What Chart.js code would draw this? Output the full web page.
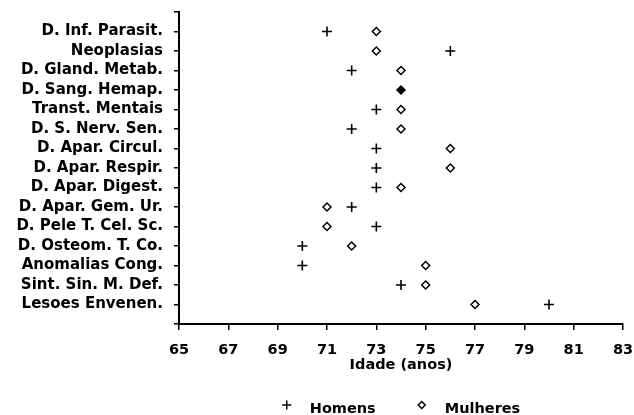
<!DOCTYPE html>
<html><head><meta charset="utf-8">
<script src="https://cdn.jsdelivr.net/npm/chart.js@4"></script>
<style>html,body{margin:0;padding:0;background:#fff}#wrap{width:634px;height:415px}</style>
</head><body><div id="wrap"><canvas id="c" width="634" height="415"></canvas></div>
<script>
const categories = ['D. Inf. Parasit.', 'Neoplasias', 'D. Gland. Metab.', 'D. Sang. Hemap.', 'Transt. Mentais', 'D. S. Nerv. Sen.', 'D. Apar. Circul.', 'D. Apar. Respir.', 'D. Apar. Digest.', 'D. Apar. Gem. Ur.', 'D. Pele T. Cel. Sc.', 'D. Osteom. T. Co.', 'Anomalias Cong.', 'Sint. Sin. M. Def.', 'Lesoes Envenen.'];
const homens   = [71, 76, 72, 74, 73, 72, 73, 73, 73, 72, 73, 70, 70, 74, 80];
const mulheres = [73, 73, 74, 74, 74, 74, 76, 76, 74, 71, 71, 72, 75, 75, 77];
const xMin = 65, xMax = 83, xStep = 2;
const xTitle = 'Idade (anos)';
const seriesNames = ['Homens', 'Mulheres'];

const FONT = 'DejaVu Sans';
const same = i => homens[i] === mulheres[i];

const legendPlugin = {
  id: 'customLegend',
  afterDraw(chart) {
    const ctx = chart.ctx;
    const area = chart.chartArea;
    ctx.save();
    ctx.font = 'bold 14.5px "' + FONT + '"';
    ctx.textBaseline = 'alphabetic';
    ctx.textAlign = 'left';
    const items = chart.data.datasets.map(d => ({label: d.label, style: d.pointStyle, r: d.legendRadius, w: ctx.measureText(d.label).width}));
    const toText = 23, gap = 46;
    let total = 5;
    items.forEach((it, k) => { total += toText + it.w + (k < items.length - 1 ? gap : 0); });
    let x = (area.left + area.right) / 2 - total / 2 + 5;
    const yMark = chart.height - 10, yText = chart.height - 2;
    items.forEach(it => {
      ctx.strokeStyle = '#000';
      ctx.fillStyle = '#fff';
      ctx.lineWidth = 1.5;
      Chart.helpers.drawPoint(ctx, {pointStyle: it.style, radius: it.r, borderWidth: 1.5}, x, yMark);
      ctx.fillStyle = '#000';
      ctx.fillText(it.label, x + toText, yText);
      x += toText + it.w + gap;
    });
    ctx.restore();
  }
};

new Chart(document.getElementById('c'), {
  type: 'scatter',
  data: {
    datasets: [
      {
        label: seriesNames[0],
        data: homens.map((v, i) => ({x: v, y: i})),
        pointStyle: 'cross',
        legendRadius: 4.5,
        pointRadius: c => same(c.dataIndex) ? 0 : 5,
        pointBorderWidth: 1.6,
        borderColor: '#000',
        backgroundColor: '#000',
        showLine: false
      },
      {
        label: seriesNames[1],
        data: mulheres.map((v, i) => ({x: v, y: i})),
        pointStyle: 'rectRot',
        legendRadius: 3.5,
        pointRadius: 4,
        pointBorderWidth: 1.5,
        borderColor: '#000',
        pointBackgroundColor: c => same(c.dataIndex) ? '#000' : '#fff',
        showLine: false
      }
    ]
  },
  options: {
    responsive: false,
    animation: false,
    events: [],
    devicePixelRatio: 1,
    layout: {padding: {top: 12, right: 11, bottom: 41, left: 0}},
    plugins: {legend: {display: false}, tooltip: {enabled: false}},
    scales: {
      x: {
        type: 'linear', min: xMin, max: xMax,
        ticks: {stepSize: xStep, autoSkip: false, maxRotation: 0, color: '#000', padding: 12,
          font: {family: FONT, weight: 'bold', size: 14.5}},
        grid: {drawOnChartArea: false, drawTicks: true, tickLength: 6, color: '#000', lineWidth: 1.5},
        border: {display: true, color: '#000', width: 2},
        title: {display: true, text: xTitle, color: '#000', padding: {top: 0, bottom: 2},
          font: {family: FONT, weight: 'bold', size: 14.5, lineHeight: 1}},
        afterFit(s) { s.height = 50; s.paddingLeft = 0; s.paddingRight = 0; }
      },
      y: {
        type: 'linear', reverse: true, min: -1, max: categories.length,
        ticks: {stepSize: 1, autoSkip: false, color: '#000', padding: 11,
          font: {family: FONT, weight: 'bold', size: 15},
          callback: v => categories[v] ?? ''},
        grid: {drawOnChartArea: false, drawTicks: true, tickLength: 5, color: '#000', lineWidth: 1.5},
        border: {display: true, color: '#000', width: 2},
        afterFit(s) { s.width = 179; s.paddingTop = 0; s.paddingBottom = 0; }
      }
    }
  },
  plugins: [legendPlugin]
});
</script></body></html>
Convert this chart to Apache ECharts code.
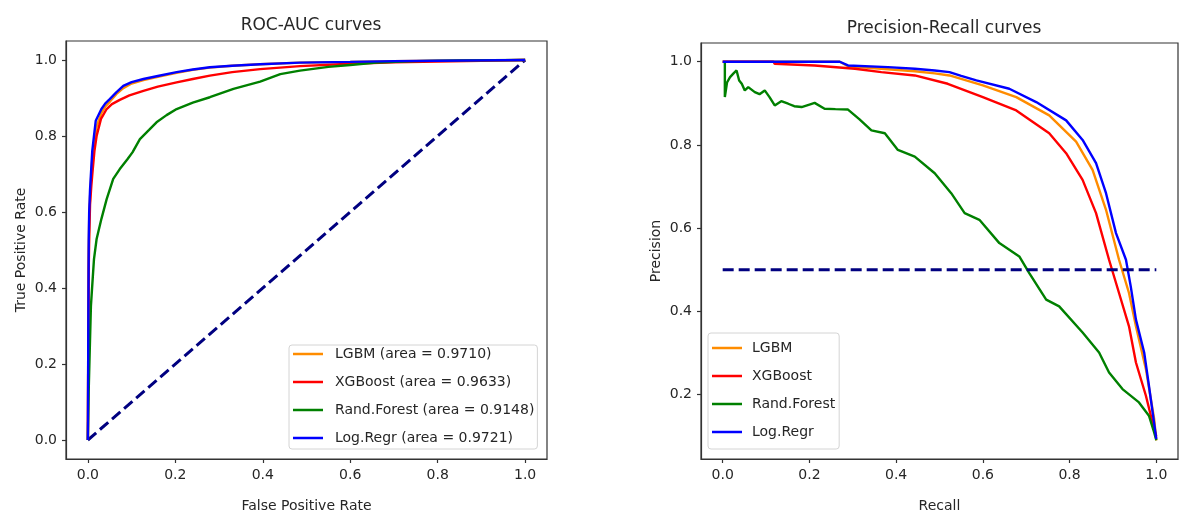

▶ **DIRECTION**: Write out the records above exactly as they appear, leaving out any pictures.

▶ **RESPONSE**:
What Chart.js code would draw this? Output the full web page.
<!DOCTYPE html>
<html><head><meta charset="utf-8">
<script src="https://cdn.jsdelivr.net/npm/chart.js@4"></script>
<style>html,body{margin:0;padding:0;background:#fff}#wrap{width:634px;height:415px}</style>
</head><body><div id="wrap"><canvas id="c" width="634" height="415"></canvas></div>
<script>
const categories = ['D. Inf. Parasit.', 'Neoplasias', 'D. Gland. Metab.', 'D. Sang. Hemap.', 'Transt. Mentais', 'D. S. Nerv. Sen.', 'D. Apar. Circul.', 'D. Apar. Respir.', 'D. Apar. Digest.', 'D. Apar. Gem. Ur.', 'D. Pele T. Cel. Sc.', 'D. Osteom. T. Co.', 'Anomalias Cong.', 'Sint. Sin. M. Def.', 'Lesoes Envenen.'];
const homens   = [71, 76, 72, 74, 73, 72, 73, 73, 73, 72, 73, 70, 70, 74, 80];
const mulheres = [73, 73, 74, 74, 74, 74, 76, 76, 74, 71, 71, 72, 75, 75, 77];
const xMin = 65, xMax = 83, xStep = 2;
const xTitle = 'Idade (anos)';
const seriesNames = ['Homens', 'Mulheres'];

const FONT = 'DejaVu Sans';
const same = i => homens[i] === mulheres[i];

const legendPlugin = {
  id: 'customLegend',
  afterDraw(chart) {
    const ctx = chart.ctx;
    const area = chart.chartArea;
    ctx.save();
    ctx.font = 'bold 14.5px "' + FONT + '"';
    ctx.textBaseline = 'alphabetic';
    ctx.textAlign = 'left';
    const items = chart.data.datasets.map(d => ({label: d.label, style: d.pointStyle, r: d.legendRadius, w: ctx.measureText(d.label).width}));
    const toText = 23, gap = 46;
    let total = 5;
    items.forEach((it, k) => { total += toText + it.w + (k < items.length - 1 ? gap : 0); });
    let x = (area.left + area.right) / 2 - total / 2 + 5;
    const yMark = chart.height - 10, yText = chart.height - 2;
    items.forEach(it => {
      ctx.strokeStyle = '#000';
      ctx.fillStyle = '#fff';
      ctx.lineWidth = 1.5;
      Chart.helpers.drawPoint(ctx, {pointStyle: it.style, radius: it.r, borderWidth: 1.5}, x, yMark);
      ctx.fillStyle = '#000';
      ctx.fillText(it.label, x + toText, yText);
      x += toText + it.w + gap;
    });
    ctx.restore();
  }
};

new Chart(document.getElementById('c'), {
  type: 'scatter',
  data: {
    datasets: [
      {
        label: seriesNames[0],
        data: homens.map((v, i) => ({x: v, y: i})),
        pointStyle: 'cross',
        legendRadius: 4.5,
        pointRadius: c => same(c.dataIndex) ? 0 : 5,
        pointBorderWidth: 1.6,
        borderColor: '#000',
        backgroundColor: '#000',
        showLine: false
      },
      {
        label: seriesNames[1],
        data: mulheres.map((v, i) => ({x: v, y: i})),
        pointStyle: 'rectRot',
        legendRadius: 3.5,
        pointRadius: 4,
        pointBorderWidth: 1.5,
        borderColor: '#000',
        pointBackgroundColor: c => same(c.dataIndex) ? '#000' : '#fff',
        showLine: false
      }
    ]
  },
  options: {
    responsive: false,
    animation: false,
    events: [],
    devicePixelRatio: 1,
    layout: {padding: {top: 12, right: 11, bottom: 41, left: 0}},
    plugins: {legend: {display: false}, tooltip: {enabled: false}},
    scales: {
      x: {
        type: 'linear', min: xMin, max: xMax,
        ticks: {stepSize: xStep, autoSkip: false, maxRotation: 0, color: '#000', padding: 12,
          font: {family: FONT, weight: 'bold', size: 14.5}},
        grid: {drawOnChartArea: false, drawTicks: true, tickLength: 6, color: '#000', lineWidth: 1.5},
        border: {display: true, color: '#000', width: 2},
        title: {display: true, text: xTitle, color: '#000', padding: {top: 0, bottom: 2},
          font: {family: FONT, weight: 'bold', size: 14.5, lineHeight: 1}},
        afterFit(s) { s.height = 50; s.paddingLeft = 0; s.paddingRight = 0; }
      },
      y: {
        type: 'linear', reverse: true, min: -1, max: categories.length,
        ticks: {stepSize: 1, autoSkip: false, color: '#000', padding: 11,
          font: {family: FONT, weight: 'bold', size: 15},
          callback: v => categories[v] ?? ''},
        grid: {drawOnChartArea: false, drawTicks: true, tickLength: 5, color: '#000', lineWidth: 1.5},
        border: {display: true, color: '#000', width: 2},
        afterFit(s) { s.width = 179; s.paddingTop = 0; s.paddingBottom = 0; }
      }
    }
  },
  plugins: [legendPlugin]
});
</script></body></html>
Convert this chart to Apache ECharts code.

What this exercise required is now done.